= Stated exercise =
Scan the listing below and copy every line holding "React".

(Part of a data file)

= = = = = = =

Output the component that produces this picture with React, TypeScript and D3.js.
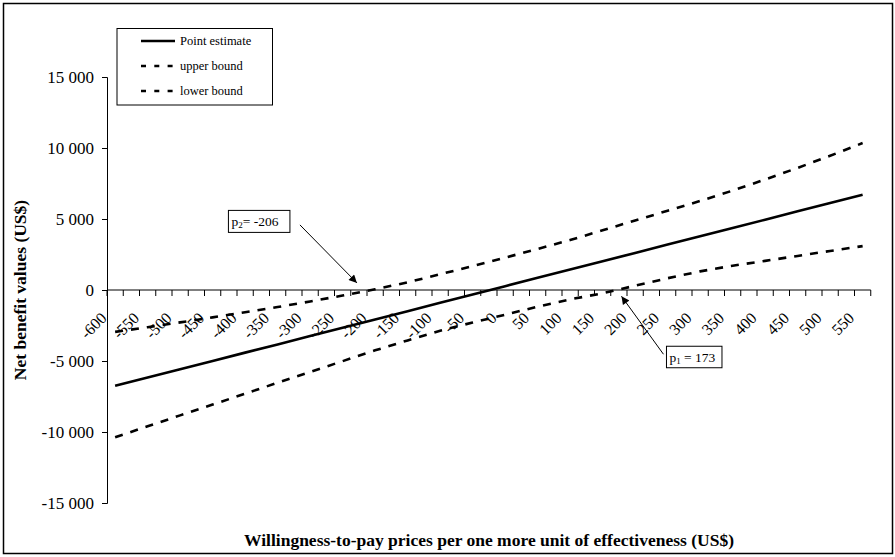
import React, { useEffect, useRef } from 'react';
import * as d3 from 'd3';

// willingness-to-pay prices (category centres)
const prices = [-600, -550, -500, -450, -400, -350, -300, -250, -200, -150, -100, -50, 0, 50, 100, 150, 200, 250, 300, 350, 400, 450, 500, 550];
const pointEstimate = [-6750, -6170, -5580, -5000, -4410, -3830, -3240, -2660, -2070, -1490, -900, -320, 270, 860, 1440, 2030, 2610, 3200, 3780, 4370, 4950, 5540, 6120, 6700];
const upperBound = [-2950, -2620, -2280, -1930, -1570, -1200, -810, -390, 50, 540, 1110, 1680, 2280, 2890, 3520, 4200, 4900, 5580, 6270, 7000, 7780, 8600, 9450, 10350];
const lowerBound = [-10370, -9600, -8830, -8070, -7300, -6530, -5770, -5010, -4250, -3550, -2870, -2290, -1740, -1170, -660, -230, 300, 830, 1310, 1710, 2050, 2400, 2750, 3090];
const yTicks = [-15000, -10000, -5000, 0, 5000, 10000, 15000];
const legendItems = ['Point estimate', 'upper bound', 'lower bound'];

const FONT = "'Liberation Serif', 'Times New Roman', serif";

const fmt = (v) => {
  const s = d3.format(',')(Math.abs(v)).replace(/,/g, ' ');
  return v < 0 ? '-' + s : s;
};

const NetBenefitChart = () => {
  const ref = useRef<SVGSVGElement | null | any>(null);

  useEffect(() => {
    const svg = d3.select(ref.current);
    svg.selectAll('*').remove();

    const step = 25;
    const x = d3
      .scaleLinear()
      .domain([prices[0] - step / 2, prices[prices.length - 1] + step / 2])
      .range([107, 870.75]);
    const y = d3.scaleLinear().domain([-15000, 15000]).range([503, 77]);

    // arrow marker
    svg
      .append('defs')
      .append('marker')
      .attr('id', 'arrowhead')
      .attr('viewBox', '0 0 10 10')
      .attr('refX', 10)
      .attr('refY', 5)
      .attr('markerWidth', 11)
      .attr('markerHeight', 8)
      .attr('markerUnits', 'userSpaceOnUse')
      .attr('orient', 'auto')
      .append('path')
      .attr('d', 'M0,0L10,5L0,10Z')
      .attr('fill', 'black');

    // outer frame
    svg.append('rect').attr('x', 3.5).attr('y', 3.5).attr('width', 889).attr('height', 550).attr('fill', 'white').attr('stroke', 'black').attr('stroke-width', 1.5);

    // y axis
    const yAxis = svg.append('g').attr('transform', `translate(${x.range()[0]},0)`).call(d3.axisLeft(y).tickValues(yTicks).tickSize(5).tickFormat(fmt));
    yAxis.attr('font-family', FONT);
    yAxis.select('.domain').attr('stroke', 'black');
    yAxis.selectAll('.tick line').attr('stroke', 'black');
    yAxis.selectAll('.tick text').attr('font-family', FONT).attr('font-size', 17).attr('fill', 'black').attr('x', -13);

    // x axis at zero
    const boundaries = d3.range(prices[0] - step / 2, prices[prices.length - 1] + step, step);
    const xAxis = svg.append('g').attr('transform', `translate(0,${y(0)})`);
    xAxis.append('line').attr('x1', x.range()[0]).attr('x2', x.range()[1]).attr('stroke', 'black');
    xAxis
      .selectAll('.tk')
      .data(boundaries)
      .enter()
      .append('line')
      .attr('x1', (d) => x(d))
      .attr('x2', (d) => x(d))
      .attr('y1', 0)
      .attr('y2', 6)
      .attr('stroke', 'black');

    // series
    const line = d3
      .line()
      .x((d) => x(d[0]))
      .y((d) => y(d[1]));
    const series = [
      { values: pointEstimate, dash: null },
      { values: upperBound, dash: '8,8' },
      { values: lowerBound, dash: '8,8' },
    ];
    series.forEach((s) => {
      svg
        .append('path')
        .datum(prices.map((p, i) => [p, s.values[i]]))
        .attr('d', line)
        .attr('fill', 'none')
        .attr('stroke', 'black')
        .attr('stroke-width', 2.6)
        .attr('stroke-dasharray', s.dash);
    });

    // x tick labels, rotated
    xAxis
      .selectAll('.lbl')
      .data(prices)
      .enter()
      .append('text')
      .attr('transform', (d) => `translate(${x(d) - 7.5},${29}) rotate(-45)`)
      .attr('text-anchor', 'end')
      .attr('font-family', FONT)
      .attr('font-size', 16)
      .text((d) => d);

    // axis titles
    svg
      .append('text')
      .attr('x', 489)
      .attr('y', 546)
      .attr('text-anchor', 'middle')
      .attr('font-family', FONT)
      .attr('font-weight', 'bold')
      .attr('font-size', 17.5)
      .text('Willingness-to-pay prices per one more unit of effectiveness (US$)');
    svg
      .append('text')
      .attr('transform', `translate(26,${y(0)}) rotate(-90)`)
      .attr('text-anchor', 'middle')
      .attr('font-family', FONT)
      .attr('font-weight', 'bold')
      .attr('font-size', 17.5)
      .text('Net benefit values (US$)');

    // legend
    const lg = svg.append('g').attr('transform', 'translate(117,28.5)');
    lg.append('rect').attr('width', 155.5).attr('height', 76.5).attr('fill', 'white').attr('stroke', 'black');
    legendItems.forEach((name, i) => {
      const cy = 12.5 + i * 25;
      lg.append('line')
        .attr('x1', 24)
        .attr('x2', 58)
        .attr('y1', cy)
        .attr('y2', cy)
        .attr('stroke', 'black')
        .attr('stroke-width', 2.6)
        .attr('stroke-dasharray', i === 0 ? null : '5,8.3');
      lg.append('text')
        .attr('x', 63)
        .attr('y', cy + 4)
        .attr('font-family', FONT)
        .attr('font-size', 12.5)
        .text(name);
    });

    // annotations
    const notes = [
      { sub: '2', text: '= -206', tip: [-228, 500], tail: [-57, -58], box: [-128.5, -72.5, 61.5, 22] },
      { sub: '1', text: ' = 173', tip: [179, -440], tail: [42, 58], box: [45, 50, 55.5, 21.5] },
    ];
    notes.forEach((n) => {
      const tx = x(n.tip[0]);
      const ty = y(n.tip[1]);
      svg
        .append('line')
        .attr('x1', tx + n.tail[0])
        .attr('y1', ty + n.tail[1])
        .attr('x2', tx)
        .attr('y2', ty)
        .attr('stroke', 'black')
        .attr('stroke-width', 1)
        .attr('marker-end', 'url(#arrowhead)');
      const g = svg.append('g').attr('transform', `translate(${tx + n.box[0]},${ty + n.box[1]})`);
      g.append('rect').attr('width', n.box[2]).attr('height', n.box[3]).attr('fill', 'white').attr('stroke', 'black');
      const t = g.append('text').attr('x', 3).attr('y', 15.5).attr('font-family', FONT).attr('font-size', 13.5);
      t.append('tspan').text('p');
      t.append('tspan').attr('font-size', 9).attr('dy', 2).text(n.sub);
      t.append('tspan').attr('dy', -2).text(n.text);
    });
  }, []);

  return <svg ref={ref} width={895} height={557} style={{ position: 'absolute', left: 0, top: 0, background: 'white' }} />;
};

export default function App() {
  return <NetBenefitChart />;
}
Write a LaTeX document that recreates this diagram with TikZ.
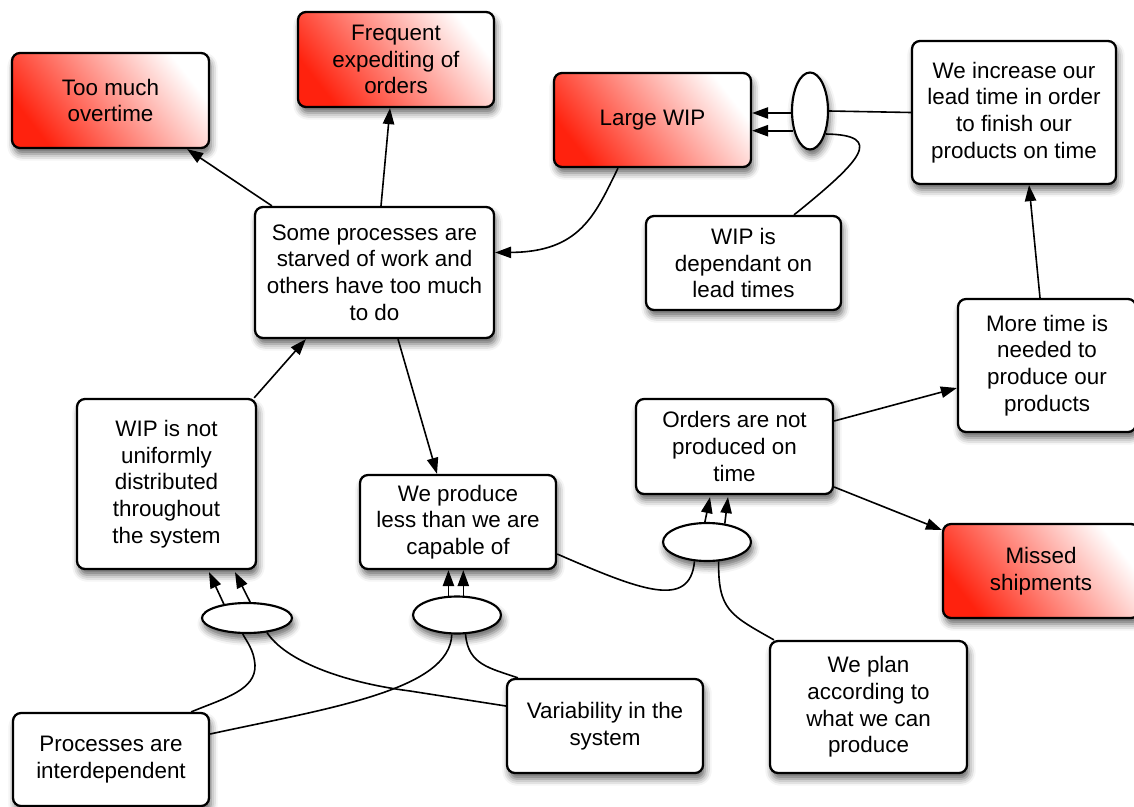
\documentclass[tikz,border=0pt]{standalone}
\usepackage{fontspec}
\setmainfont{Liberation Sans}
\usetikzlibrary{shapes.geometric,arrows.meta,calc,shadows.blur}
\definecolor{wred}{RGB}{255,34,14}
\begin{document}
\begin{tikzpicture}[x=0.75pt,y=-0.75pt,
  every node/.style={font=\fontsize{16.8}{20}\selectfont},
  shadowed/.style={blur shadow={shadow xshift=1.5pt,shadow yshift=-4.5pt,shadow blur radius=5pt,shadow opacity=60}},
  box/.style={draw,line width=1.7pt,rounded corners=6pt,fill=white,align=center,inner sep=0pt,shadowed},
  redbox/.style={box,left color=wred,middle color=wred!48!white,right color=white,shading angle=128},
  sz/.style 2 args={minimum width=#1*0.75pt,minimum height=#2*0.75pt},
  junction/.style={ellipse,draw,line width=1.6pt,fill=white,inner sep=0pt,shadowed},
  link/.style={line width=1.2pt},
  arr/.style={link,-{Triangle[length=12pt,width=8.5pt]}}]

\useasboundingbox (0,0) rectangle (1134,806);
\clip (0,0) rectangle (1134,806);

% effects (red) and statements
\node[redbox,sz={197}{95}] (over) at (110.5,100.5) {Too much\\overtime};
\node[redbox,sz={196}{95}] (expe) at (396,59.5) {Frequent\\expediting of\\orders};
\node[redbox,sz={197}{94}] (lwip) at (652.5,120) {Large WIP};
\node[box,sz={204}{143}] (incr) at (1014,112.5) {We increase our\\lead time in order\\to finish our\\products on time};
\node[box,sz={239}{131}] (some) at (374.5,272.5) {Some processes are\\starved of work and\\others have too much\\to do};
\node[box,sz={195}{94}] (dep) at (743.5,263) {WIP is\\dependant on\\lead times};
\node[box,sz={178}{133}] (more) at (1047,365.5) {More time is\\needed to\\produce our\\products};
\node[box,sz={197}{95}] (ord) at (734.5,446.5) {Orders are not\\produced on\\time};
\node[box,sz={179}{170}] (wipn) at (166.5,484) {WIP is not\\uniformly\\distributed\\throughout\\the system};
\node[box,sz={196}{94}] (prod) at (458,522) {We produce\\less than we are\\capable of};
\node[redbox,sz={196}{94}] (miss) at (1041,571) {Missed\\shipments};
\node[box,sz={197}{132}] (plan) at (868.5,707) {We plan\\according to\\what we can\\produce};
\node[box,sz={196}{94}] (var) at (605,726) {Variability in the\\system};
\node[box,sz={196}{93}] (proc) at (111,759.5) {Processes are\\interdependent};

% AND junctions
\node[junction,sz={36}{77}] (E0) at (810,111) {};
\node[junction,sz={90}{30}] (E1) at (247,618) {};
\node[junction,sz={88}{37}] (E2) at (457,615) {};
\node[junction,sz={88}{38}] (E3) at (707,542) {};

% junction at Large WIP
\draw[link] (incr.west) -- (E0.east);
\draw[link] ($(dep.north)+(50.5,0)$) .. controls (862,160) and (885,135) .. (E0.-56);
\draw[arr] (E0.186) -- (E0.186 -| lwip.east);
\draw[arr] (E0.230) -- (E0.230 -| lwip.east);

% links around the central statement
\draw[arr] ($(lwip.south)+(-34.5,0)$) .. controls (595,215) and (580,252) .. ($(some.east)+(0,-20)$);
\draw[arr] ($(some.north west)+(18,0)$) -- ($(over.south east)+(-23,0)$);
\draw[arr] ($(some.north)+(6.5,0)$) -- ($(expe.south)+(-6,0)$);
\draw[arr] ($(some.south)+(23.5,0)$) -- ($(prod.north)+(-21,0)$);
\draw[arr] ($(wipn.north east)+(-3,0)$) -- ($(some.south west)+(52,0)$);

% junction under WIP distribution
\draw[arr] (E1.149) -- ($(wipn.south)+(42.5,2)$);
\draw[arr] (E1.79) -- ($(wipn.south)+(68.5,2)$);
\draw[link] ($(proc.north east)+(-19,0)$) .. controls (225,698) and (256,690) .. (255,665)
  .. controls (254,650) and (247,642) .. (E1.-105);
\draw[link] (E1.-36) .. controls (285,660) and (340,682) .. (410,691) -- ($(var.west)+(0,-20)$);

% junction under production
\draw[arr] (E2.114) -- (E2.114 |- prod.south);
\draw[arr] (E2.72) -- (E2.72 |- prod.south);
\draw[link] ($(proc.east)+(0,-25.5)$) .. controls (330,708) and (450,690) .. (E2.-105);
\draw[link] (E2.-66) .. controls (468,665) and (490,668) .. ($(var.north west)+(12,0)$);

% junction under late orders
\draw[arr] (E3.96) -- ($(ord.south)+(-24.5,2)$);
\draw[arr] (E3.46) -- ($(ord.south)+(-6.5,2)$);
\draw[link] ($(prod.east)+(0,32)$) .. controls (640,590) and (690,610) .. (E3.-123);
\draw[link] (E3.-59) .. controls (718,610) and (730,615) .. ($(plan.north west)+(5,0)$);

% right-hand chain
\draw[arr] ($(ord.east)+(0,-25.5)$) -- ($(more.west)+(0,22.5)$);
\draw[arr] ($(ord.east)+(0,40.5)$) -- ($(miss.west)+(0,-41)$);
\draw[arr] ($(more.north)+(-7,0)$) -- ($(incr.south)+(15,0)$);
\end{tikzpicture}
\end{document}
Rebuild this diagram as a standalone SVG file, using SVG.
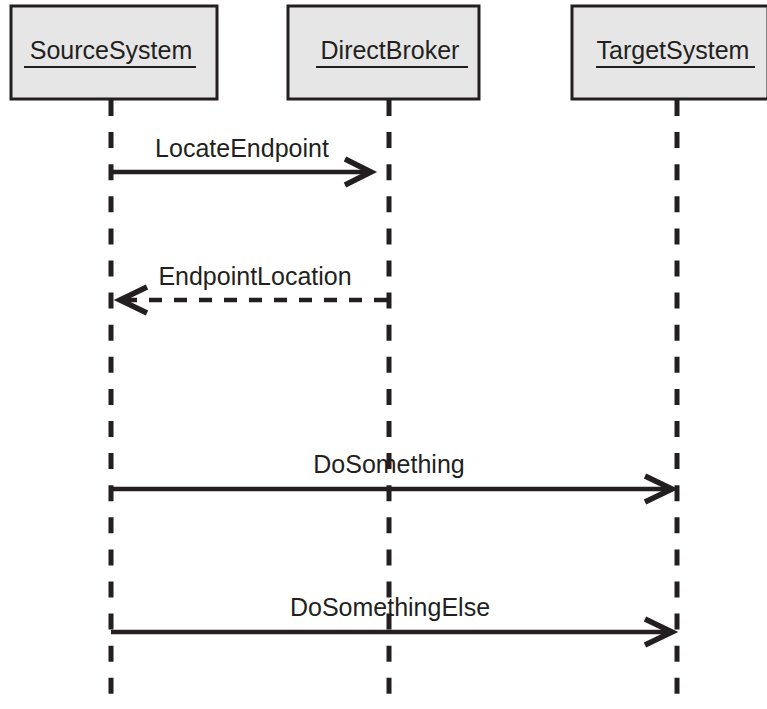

= = = = = = =

= Complete answer =
Output the component that produces this picture with React, TypeScript and D3.js.
import React, { useEffect, useRef } from 'react';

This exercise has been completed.